>> BEGIN DATA SUPPLIED
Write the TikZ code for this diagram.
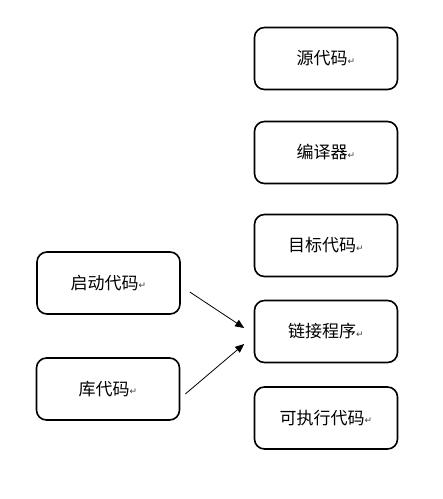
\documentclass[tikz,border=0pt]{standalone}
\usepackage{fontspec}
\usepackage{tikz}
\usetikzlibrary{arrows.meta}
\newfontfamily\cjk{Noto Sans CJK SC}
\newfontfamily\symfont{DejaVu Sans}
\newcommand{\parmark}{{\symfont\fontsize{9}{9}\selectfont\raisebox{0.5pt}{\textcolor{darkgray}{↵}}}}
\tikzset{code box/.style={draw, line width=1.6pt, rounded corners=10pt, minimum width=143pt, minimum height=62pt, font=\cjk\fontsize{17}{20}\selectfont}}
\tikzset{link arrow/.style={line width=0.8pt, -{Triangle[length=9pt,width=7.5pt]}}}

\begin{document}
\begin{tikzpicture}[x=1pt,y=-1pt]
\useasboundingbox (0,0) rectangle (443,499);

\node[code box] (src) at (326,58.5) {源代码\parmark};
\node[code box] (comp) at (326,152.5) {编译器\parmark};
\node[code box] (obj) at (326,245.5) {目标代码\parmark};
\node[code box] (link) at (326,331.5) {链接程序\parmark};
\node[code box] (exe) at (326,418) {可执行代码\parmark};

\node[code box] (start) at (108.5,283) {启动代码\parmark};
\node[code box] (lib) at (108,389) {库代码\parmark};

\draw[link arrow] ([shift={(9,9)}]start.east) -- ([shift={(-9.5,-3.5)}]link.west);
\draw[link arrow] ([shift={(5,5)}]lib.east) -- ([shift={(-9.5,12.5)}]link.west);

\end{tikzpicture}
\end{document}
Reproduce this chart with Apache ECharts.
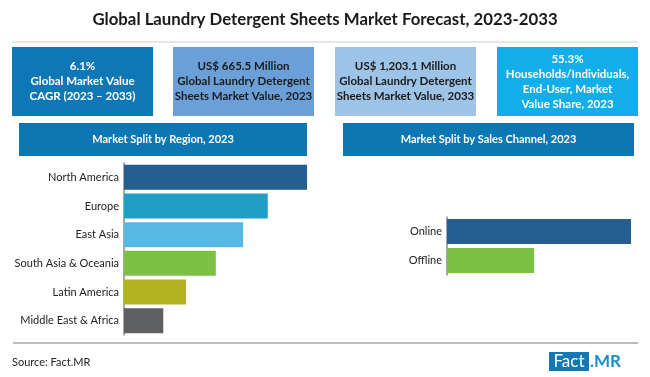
>> END DATA SUPPLIED
WORK TO DO: Without the pictures, restate all of the entries above verbatim.

TASK RESPONSE:
Write the TikZ code for this diagram.
\documentclass[tikz,border=0pt]{standalone}
\usepackage{fontspec}
\usepackage{tikz}
\usetikzlibrary{arrows.meta}
\newfontfamily\cjk{Noto Sans CJK SC}
\newfontfamily\symfont{DejaVu Sans}
\newcommand{\parmark}{{\symfont\fontsize{9}{9}\selectfont\raisebox{0.5pt}{\textcolor{darkgray}{↵}}}}
\tikzset{code box/.style={draw, line width=1.6pt, rounded corners=10pt, minimum width=143pt, minimum height=62pt, font=\cjk\fontsize{17}{20}\selectfont}}
\tikzset{link arrow/.style={line width=0.8pt, -{Triangle[length=9pt,width=7.5pt]}}}

\begin{document}
\begin{tikzpicture}[x=1pt,y=-1pt]
\useasboundingbox (0,0) rectangle (443,499);

\node[code box] (src) at (326,58.5) {源代码\parmark};
\node[code box] (comp) at (326,152.5) {编译器\parmark};
\node[code box] (obj) at (326,245.5) {目标代码\parmark};
\node[code box] (link) at (326,331.5) {链接程序\parmark};
\node[code box] (exe) at (326,418) {可执行代码\parmark};

\node[code box] (start) at (108.5,283) {启动代码\parmark};
\node[code box] (lib) at (108,389) {库代码\parmark};

\draw[link arrow] ([shift={(9,9)}]start.east) -- ([shift={(-9.5,-3.5)}]link.west);
\draw[link arrow] ([shift={(5,5)}]lib.east) -- ([shift={(-9.5,12.5)}]link.west);

\end{tikzpicture}
\end{document}
Reproduce this chart with Apache ECharts.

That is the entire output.